Maria Palladino

VESNA FAIAZZA

Vesna Faiazza comincia ad esprimere la sua innata propensione all’arte fin da giovanissima, quando da bambina inizia a tracciare i primi disegni a matita, raffiguranti principalmente ritratti, ma anche paesaggi e descrizioni grafiche della natura nelle sue diverse stagioni, iniziando quelli che saranno poi i soggetti portanti della sua pittura anche successivamente.

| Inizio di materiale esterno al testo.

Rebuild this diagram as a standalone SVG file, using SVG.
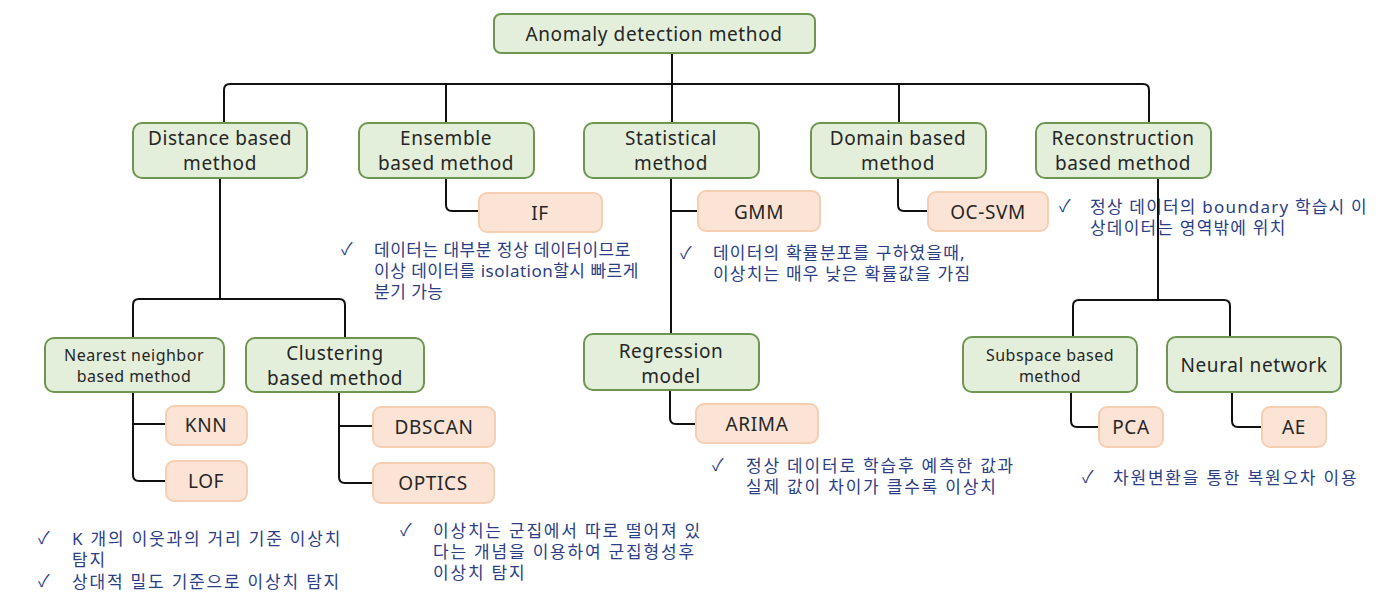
<svg xmlns="http://www.w3.org/2000/svg" width="1382" height="608" viewBox="0 0 1382 608">
<style>
.g{fill:#E3EFDB;stroke:#6F9650;stroke-width:2}
.o{fill:#FBE4D5;stroke:#F6CFB2;stroke-width:2}
.t{font-family:"Noto Sans","Liberation Sans",sans-serif;font-size:19px;letter-spacing:0.6px;fill:#262626;text-anchor:middle;dominant-baseline:central}
.s{font-size:16px;letter-spacing:0.5px}
.k{font-family:"Noto Sans","Noto Sans CJK KR",sans-serif;font-size:17px;letter-spacing:0.5px;fill:#2B3E86;dominant-baseline:central}
.m{letter-spacing:1.2px}
.w{letter-spacing:1.8px}
.c{fill:none;stroke:#111;stroke-width:2}
</style>
<rect width="1382" height="608" fill="#fff"/>
<g id="notes">
<text class="k" x="341" y="248">✓</text>
<text class="k" x="374" y="249">데이터는 대부분 정상 데이터이므로</text>
<text class="k" x="374" y="270">이상 데이터를 isolation할시 빠르게</text>
<text class="k" x="374" y="291">분기 가능</text>
<text class="k" x="680" y="252">✓</text>
<text class="k m" x="713" y="252">데이터의 확률분포를 구하였을때,</text>
<text class="k m" x="713" y="273">이상치는 매우 낮은 확률값을 가짐</text>
<text class="k" x="1059" y="205">✓</text>
<text class="k m" x="1090" y="206">정상 데이터의 boundary 학습시 이</text>
<text class="k m" x="1090" y="227">상데이터는 영역밖에 위치</text>
<text class="k" x="712" y="464">✓</text>
<text class="k w" x="746" y="465">정상 데이터로 학습후 예측한 값과</text>
<text class="k w" x="746" y="486">실제 값이 차이가 클수록 이상치</text>
<text class="k" x="1082" y="476">✓</text>
<text class="k w" x="1113" y="477">차원변환을 통한 복원오차 이용</text>
<text class="k" x="38" y="537">✓</text>
<text class="k w" x="72" y="538">K 개의 이웃과의 거리 기준 이상치</text>
<text class="k w" x="72" y="559">탐지</text>
<text class="k" x="38" y="580">✓</text>
<text class="k w" x="72" y="581">상대적 밀도 기준으로 이상치 탐지</text>
<text class="k" x="400" y="529">✓</text>
<text class="k w" x="433" y="530">이상치는 군집에서 따로 떨어져 있</text>
<text class="k w" x="433" y="551">다는 개념을 이용하여 군집형성후</text>
<text class="k w" x="433" y="572">이상치 탐지</text>
</g>
<g id="connectors">
<path class="c" d="M224 123V90Q224 84 230 84H1143Q1149 84 1149 90V123M446 84V123M672 53V123M899 84V123"/>
<path class="c" d="M220 178V299M133 338V305Q133 299 139 299H339Q345 299 345 305V338"/>
<path class="c" d="M133 392V475Q133 481 139 481H166M133 424H166"/>
<path class="c" d="M339 392V477Q339 483 345 483H373M339 426H373"/>
<path class="c" d="M446 178V205Q446 211 452 211H479"/>
<path class="c" d="M671 178V334M671 211H698"/>
<path class="c" d="M898 178V205Q898 211 904 211H928"/>
<path class="c" d="M670 390V418Q670 424 676 424H696"/>
<path class="c" d="M1158 178V300M1073 337V306Q1073 300 1079 300H1224Q1230 300 1230 306V337"/>
<path class="c" d="M1071 392V421Q1071 427 1077 427H1099"/>
<path class="c" d="M1232 392V421Q1232 427 1238 427H1262"/>
</g>
<g id="root"><rect class="g" x="494" y="14" width="321" height="39" rx="7"/><text class="t" x="654" y="34">Anomaly detection method</text></g>
<g id="distance"><rect class="g" x="133" y="123" width="174" height="55" rx="9"/><text class="t" x="220" y="138">Distance based</text><text class="t" x="220" y="163">method</text></g>
<g id="ensemble"><rect class="g" x="359" y="123" width="175" height="55" rx="9"/><text class="t" x="446" y="138">Ensemble</text><text class="t" x="446" y="163">based method</text></g>
<g id="statistical"><rect class="g" x="584" y="123" width="175" height="55" rx="9"/><text class="t" x="671" y="138">Statistical</text><text class="t" x="671" y="163">method</text></g>
<g id="domain"><rect class="g" x="811" y="123" width="175" height="55" rx="9"/><text class="t" x="898" y="138">Domain based</text><text class="t" x="898" y="163">method</text></g>
<g id="reconstruction"><rect class="g" x="1036" y="123" width="175" height="55" rx="9"/><text class="t" x="1123" y="138">Reconstruction</text><text class="t" x="1123" y="163">based method</text></g>
<g id="if"><rect class="o" x="479" y="193" width="123" height="39" rx="8"/><text class="t" x="540" y="213">IF</text></g>
<g id="gmm"><rect class="o" x="698" y="191" width="122" height="40" rx="8"/><text class="t" x="759" y="212">GMM</text></g>
<g id="ocsvm"><rect class="o" x="928" y="192" width="120" height="39" rx="8"/><text class="t" x="988" y="212">OC-SVM</text></g>
<g id="nearest"><rect class="g" x="45" y="338" width="179" height="54" rx="9"/><text class="t s" x="134" y="355">Nearest neighbor</text><text class="t s" x="134" y="376">based method</text></g>
<g id="clustering"><rect class="g" x="246" y="338" width="178" height="54" rx="9"/><text class="t" x="335" y="353">Clustering</text><text class="t" x="335" y="378">based method</text></g>
<g id="knn"><rect class="o" x="166" y="406" width="81" height="39" rx="8"/><text class="t" x="206" y="425">KNN</text></g>
<g id="lof"><rect class="o" x="166" y="461" width="81" height="40" rx="8"/><text class="t" x="206" y="481">LOF</text></g>
<g id="dbscan"><rect class="o" x="373" y="407" width="122" height="40" rx="8"/><text class="t" x="434" y="427">DBSCAN</text></g>
<g id="optics"><rect class="o" x="373" y="463" width="121" height="40" rx="8"/><text class="t" x="433" y="483">OPTICS</text></g>
<g id="regression"><rect class="g" x="584" y="334" width="175" height="56" rx="9"/><text class="t" x="671" y="351">Regression</text><text class="t" x="671" y="376">model</text></g>
<g id="arima"><rect class="o" x="696" y="404" width="122" height="39" rx="8"/><text class="t" x="757" y="424">ARIMA</text></g>
<g id="subspace"><rect class="g" x="963" y="337" width="174" height="55" rx="9"/><text class="t s" x="1050" y="355">Subspace based</text><text class="t s" x="1050" y="376">method</text></g>
<g id="neural"><rect class="g" x="1167" y="337" width="174" height="55" rx="9"/><text class="t" x="1254" y="365">Neural network</text></g>
<g id="pca"><rect class="o" x="1099" y="407" width="64" height="40" rx="8"/><text class="t" x="1131" y="427">PCA</text></g>
<g id="ae"><rect class="o" x="1262" y="407" width="64" height="40" rx="8"/><text class="t" x="1294" y="427">AE</text></g>
</svg>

Oggetto di studio e di ricerca principale della pittrice sono infatti il sociale e le relazioni umane: il disvelamento di tutti i meccanismi sottesi a queste relazioni, il portare alla luce ciò che normalmente non viene espresso o non si può esprimere per pudore, ipocrisia, o semplicemente perché taluni meccanismi, essendo insiti e nascosti profondamente nella psiche di ognuno di noi, non hanno facilità ad emergere in superficie.

Protagoniste assolute sono quindi le figure umane, sia maschili che femminili, ritratte in pose e movenze che ne distorcono le sembianze e l’anatomia, rendendole talora simili a manichini metafisici, fulcro di tutto ciò che accade loro intorno, e termine di paragone delle umane debolezze.

Questo smascheramento delle dinamiche comportamentali ed emotive dell’uomo avviene attraverso una scissione e riaggregazione di linea e colore: la linea è, come già descritto, la costruzione primaria che definisce la forma, la quale resta ad ogni modo sempre passibile di “frantumazione” verso una dimensione magmatica astratta e indefinita, e così allo stesso modo il colore. Il colore è comprimario nell’opera di Vesna Faiazza, arriva a chiarire il significato e a convogliare le emozioni, è caratterizzato da tonalità accese, quasi primarie, ricorrenti: rossi, gialli, verdi, azzurri e arancio. Su tutti appaiono campeggiare il giallo e l’arancio, i quali sono poi anche fautori dell’accensione luministica che giunge a squarciare la quasi continuità del racconto, insieme ai “respiri”, gli spazi bianchi che l’incedere ispirato, da scrittura automatica, lascia sulla tela, similmente a una pausa, un riflessivo silenzio in una partitura musicale.

Possiamo definire la pittura dell’autrice “pittura degli opposti”, espressionista essenzialmente, con accenti inoltre metafisici e surrealisti, in questa continua tensione a fare e disfare una trama, cromatica e narrativa, e per il suo stesso gusto di sperimentare continuamente, senza fermarsi all’esercizio di una tecnica particolare, sempre alla ricerca di nuovi linguaggi, pur conservando l’autenticità e la riconoscibilità dello stile. Nelle sue opere, tutte tecniche miste, si mescolano e sovrappongono colori acrilici, olii, pastelli, gessi, carboncino, e l’artista eccelle anche nell’utilizzo degli acquerelli; realizza, oltre ai dipinti, anche collages e monotipi.

Le due opere esposte in mostra descrivono due aspetti dell’amore nelle sue complesse possibili realtà psicologiche: la prima è una trasposizione in chiave contemporanea del mito di Apuleio: l’Amore è intralciato da una figura che rappresenta l’autorità, in questo caso l’autorità genitoriale materna, e vuole trasmetterci il messaggio che il vero amore, quale dovrebbe essere in primis quello madre-figli, implica la necessaria condizione della libertà; la seconda opera, “Il bacio di Giuda”, raffigura l’atto del bacio traditore, in cui si mescolano apparenza e realtà ingannatrice dell’amore, in un gesto che converge nel centro rosso acceso delle labbra.